» **Problem**
For this exercise, copy out each line of the material below that includes "with".

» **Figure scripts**
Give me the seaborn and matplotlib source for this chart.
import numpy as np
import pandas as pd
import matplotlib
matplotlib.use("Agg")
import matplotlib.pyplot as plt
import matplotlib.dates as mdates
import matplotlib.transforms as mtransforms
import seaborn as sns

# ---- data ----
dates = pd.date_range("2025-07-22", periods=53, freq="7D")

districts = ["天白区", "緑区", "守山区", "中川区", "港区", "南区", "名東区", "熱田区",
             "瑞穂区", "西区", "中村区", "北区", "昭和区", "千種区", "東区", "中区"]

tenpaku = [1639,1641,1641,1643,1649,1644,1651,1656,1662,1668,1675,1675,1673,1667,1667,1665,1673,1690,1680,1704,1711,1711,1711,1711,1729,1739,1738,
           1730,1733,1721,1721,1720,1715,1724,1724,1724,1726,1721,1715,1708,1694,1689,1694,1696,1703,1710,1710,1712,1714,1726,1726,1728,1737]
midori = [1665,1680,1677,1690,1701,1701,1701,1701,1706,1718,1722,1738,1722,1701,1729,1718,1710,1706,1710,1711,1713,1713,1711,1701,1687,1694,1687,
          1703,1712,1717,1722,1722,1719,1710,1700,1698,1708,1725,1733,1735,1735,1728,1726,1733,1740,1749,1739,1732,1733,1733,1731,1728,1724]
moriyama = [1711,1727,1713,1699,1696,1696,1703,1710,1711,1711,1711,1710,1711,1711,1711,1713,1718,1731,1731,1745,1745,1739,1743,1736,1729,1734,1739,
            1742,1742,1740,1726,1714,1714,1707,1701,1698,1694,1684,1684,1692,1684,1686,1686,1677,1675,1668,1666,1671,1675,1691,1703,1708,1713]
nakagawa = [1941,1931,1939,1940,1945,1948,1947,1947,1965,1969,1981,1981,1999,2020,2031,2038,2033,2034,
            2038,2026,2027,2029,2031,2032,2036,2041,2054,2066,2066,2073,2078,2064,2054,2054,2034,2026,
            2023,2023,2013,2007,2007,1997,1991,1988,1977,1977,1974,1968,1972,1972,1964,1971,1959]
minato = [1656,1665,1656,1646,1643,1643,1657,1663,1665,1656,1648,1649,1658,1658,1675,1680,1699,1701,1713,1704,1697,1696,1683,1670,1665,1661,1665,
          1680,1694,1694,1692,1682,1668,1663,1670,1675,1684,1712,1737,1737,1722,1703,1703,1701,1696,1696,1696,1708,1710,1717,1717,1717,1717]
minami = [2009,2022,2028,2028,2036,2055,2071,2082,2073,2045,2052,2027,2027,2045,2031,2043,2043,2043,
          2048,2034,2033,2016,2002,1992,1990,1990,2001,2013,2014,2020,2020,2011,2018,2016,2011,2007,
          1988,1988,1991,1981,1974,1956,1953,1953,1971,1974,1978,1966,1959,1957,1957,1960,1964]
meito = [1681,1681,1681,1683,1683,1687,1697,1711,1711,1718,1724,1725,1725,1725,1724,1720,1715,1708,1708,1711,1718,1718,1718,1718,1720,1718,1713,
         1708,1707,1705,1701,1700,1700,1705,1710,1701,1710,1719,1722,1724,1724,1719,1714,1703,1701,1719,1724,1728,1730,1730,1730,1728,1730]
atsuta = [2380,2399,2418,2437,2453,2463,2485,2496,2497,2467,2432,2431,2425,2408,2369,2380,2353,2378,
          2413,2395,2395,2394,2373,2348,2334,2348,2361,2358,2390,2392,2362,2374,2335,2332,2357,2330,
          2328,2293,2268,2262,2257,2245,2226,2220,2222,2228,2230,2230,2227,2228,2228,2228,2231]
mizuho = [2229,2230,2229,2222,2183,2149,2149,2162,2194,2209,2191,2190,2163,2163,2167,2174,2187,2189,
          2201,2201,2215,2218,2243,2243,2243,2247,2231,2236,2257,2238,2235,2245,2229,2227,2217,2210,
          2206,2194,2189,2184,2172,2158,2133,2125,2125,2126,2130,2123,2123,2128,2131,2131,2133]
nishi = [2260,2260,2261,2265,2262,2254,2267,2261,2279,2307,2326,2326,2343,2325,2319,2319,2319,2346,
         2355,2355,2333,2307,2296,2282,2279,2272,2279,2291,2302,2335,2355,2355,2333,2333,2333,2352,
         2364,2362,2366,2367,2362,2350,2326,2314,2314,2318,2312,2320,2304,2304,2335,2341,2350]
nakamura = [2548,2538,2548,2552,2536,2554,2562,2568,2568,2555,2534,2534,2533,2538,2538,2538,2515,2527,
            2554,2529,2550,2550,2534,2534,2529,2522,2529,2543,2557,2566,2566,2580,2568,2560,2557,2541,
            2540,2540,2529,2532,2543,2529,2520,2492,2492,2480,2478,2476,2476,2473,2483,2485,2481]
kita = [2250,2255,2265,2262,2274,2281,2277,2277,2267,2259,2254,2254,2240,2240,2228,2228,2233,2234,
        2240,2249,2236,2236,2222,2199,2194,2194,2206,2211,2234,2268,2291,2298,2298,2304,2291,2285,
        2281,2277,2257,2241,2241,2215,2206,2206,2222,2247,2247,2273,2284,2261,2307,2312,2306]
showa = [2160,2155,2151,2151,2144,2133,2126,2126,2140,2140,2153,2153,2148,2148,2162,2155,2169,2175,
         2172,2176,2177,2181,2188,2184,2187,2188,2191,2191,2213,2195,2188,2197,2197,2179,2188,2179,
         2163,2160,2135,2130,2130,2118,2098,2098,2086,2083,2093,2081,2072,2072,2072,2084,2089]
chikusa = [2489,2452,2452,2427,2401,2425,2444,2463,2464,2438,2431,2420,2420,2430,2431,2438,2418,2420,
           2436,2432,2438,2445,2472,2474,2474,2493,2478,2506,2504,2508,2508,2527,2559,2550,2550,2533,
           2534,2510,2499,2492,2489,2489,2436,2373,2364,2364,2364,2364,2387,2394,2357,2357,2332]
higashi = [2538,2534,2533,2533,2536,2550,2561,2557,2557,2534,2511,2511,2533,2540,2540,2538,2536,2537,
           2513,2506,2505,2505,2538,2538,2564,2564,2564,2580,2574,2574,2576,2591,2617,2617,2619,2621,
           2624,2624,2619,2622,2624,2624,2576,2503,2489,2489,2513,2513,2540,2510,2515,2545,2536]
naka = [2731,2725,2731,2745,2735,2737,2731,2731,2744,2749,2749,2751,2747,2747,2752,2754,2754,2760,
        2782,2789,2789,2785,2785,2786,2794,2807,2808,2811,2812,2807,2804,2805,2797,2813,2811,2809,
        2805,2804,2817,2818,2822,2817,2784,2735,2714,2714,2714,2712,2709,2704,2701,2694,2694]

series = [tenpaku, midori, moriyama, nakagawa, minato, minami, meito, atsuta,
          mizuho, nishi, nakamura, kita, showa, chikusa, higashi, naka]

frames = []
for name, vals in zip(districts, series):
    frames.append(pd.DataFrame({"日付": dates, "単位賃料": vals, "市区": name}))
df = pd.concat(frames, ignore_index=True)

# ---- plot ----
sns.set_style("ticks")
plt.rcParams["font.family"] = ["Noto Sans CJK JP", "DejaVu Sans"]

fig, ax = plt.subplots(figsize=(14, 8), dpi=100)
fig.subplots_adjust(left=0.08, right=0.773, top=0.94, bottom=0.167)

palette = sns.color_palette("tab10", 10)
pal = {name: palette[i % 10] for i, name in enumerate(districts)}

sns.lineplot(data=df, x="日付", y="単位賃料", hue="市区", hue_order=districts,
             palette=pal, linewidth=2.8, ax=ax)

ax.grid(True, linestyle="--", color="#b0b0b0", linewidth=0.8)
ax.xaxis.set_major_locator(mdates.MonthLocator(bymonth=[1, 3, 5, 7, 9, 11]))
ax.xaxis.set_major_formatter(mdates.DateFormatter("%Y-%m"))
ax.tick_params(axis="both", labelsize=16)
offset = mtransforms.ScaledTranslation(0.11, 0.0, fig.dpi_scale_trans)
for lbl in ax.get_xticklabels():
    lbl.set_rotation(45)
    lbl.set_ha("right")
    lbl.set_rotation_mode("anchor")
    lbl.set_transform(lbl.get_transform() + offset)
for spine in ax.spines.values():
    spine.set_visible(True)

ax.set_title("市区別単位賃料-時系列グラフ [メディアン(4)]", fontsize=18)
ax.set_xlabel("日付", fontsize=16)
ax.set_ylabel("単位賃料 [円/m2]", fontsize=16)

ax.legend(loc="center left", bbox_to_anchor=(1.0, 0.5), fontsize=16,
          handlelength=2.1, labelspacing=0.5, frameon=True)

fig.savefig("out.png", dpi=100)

...

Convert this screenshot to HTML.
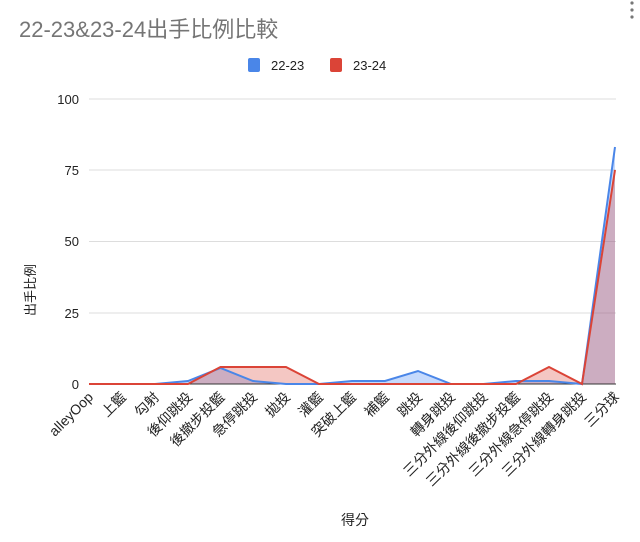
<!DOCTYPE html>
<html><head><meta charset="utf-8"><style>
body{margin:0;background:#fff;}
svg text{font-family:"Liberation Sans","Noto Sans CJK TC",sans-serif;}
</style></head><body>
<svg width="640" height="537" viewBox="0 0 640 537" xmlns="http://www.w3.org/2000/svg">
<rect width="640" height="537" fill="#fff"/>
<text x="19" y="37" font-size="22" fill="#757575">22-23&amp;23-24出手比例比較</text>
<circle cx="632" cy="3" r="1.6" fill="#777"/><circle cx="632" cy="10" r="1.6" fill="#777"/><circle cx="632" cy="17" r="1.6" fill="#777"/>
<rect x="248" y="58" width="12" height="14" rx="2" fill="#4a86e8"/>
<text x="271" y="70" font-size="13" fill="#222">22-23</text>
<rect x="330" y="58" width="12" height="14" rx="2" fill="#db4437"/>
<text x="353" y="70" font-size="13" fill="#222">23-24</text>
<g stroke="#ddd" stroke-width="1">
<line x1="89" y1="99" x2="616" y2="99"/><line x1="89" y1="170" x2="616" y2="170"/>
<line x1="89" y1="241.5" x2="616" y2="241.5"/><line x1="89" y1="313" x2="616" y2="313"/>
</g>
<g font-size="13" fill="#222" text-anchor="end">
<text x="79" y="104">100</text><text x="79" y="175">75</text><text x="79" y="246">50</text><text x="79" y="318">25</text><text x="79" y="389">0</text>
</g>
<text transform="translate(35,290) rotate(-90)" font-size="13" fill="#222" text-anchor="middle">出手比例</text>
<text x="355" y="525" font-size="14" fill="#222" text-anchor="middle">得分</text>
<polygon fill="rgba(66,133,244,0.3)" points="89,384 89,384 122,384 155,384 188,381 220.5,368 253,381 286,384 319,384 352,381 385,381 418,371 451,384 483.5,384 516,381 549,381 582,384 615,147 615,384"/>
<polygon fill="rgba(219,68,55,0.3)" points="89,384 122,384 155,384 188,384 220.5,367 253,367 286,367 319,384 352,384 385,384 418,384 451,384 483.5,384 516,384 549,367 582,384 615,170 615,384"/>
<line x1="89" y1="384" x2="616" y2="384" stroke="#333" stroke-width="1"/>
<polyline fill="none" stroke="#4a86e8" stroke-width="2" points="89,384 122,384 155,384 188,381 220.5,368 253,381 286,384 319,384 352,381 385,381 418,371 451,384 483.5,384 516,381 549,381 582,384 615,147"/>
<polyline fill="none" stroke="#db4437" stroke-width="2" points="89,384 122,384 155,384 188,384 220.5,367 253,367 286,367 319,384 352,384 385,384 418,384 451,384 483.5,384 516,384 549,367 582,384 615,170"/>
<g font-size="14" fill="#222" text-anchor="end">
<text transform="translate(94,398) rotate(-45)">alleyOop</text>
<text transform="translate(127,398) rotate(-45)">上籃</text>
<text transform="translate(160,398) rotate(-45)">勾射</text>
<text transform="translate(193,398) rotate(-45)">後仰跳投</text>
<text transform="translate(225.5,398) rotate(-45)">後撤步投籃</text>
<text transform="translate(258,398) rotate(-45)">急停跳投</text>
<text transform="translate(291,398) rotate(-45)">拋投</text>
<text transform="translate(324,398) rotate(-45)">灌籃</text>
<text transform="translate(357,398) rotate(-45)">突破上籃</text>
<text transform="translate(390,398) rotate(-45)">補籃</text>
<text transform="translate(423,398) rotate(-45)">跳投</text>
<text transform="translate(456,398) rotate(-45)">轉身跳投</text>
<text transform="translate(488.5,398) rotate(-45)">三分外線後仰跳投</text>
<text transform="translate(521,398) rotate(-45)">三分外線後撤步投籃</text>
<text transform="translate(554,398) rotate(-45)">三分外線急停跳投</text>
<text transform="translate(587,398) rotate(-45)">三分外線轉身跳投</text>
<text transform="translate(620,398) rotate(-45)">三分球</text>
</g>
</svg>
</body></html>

...

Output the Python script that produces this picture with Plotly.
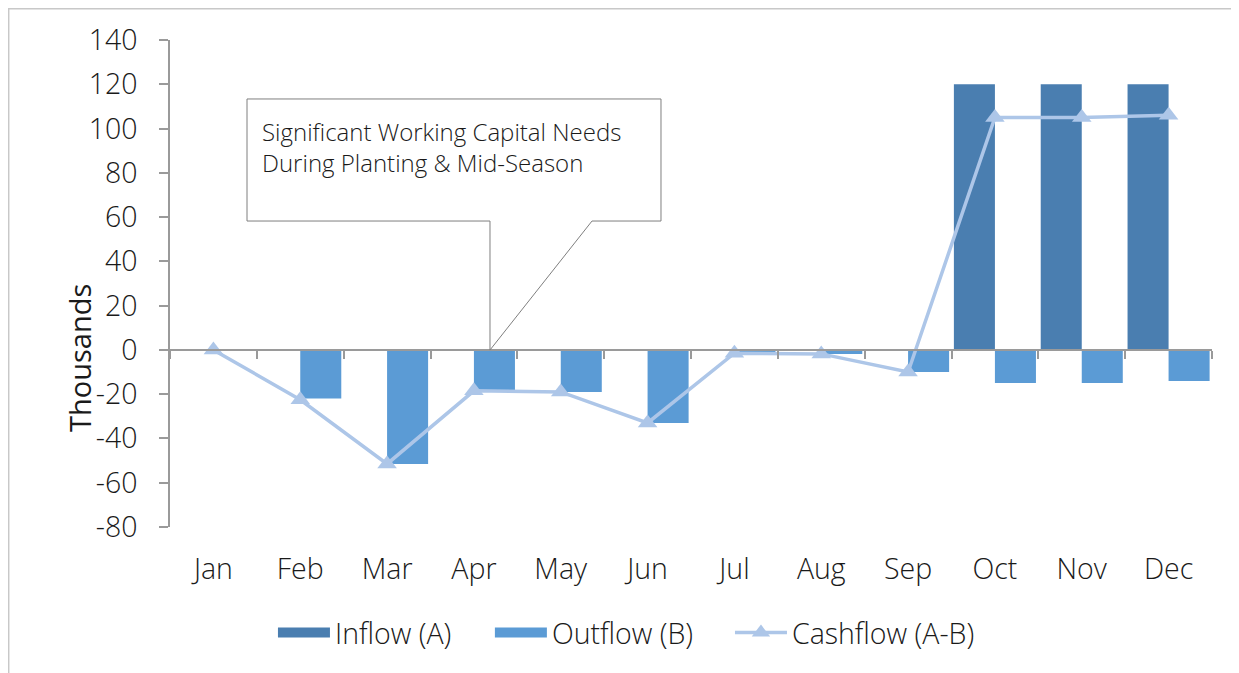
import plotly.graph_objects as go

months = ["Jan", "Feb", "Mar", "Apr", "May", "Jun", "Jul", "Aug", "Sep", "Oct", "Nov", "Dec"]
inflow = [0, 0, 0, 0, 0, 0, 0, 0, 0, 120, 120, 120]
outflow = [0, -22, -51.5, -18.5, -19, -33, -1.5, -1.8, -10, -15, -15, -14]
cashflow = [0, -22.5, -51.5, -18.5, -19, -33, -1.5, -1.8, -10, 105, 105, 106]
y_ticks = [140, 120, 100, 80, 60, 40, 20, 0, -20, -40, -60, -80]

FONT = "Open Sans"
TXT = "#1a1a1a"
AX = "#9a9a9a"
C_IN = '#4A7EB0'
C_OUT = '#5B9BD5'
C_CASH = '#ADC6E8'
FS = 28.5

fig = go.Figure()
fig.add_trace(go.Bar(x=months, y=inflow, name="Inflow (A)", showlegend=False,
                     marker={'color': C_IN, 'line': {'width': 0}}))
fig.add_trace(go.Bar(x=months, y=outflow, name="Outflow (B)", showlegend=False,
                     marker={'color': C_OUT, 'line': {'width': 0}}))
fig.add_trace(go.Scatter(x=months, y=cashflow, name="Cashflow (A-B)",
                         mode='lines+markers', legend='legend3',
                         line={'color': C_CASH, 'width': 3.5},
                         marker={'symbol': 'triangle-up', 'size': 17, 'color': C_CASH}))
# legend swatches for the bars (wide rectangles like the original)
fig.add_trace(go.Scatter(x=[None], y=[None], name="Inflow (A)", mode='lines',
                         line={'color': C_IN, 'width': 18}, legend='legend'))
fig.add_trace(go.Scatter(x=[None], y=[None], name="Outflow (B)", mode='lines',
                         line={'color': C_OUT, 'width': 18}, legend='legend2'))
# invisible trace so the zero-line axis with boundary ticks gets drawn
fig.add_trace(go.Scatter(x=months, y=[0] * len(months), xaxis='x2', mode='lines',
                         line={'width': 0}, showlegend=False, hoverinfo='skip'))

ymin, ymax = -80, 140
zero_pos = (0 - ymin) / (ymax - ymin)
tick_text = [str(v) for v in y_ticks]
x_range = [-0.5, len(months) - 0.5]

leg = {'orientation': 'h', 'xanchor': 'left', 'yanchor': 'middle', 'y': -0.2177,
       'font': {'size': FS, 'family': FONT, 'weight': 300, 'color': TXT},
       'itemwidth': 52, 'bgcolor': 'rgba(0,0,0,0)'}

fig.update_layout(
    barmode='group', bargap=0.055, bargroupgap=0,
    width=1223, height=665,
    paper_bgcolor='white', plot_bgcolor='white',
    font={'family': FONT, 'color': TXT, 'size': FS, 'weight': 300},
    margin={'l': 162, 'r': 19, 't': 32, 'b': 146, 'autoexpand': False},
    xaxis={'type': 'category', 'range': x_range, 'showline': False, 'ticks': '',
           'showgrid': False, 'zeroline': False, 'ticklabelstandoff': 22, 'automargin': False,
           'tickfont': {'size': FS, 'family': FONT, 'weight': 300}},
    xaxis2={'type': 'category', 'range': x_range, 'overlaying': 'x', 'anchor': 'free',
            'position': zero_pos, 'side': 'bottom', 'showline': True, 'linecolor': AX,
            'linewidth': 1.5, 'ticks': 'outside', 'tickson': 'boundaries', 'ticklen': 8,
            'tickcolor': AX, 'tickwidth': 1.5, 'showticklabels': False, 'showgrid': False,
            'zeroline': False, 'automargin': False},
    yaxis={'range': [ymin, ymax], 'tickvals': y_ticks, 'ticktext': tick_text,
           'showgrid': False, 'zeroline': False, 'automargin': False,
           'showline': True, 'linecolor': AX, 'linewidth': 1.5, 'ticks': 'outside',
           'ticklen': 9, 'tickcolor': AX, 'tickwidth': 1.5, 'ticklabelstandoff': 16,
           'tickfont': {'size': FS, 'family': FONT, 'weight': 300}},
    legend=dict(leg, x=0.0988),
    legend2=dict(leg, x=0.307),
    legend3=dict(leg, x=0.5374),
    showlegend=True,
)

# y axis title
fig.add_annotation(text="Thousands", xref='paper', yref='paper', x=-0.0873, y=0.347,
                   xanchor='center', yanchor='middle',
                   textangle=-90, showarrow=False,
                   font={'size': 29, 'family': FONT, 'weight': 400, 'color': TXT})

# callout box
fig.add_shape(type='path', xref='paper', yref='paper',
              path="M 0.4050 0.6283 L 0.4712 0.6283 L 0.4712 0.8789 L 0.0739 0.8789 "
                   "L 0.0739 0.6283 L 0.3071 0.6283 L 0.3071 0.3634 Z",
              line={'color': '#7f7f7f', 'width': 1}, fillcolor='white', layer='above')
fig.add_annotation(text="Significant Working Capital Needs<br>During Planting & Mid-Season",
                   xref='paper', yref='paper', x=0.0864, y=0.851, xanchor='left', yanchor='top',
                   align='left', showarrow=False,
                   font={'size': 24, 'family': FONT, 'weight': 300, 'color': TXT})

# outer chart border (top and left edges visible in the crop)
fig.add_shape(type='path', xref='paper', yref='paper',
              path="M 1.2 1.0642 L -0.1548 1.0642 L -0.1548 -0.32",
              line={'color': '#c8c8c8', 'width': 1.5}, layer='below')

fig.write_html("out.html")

» **Response for this exercise**
Output the Python script that produces this picture with Plotly.
# invisible trace so the zero-line axis with boundary ticks gets drawn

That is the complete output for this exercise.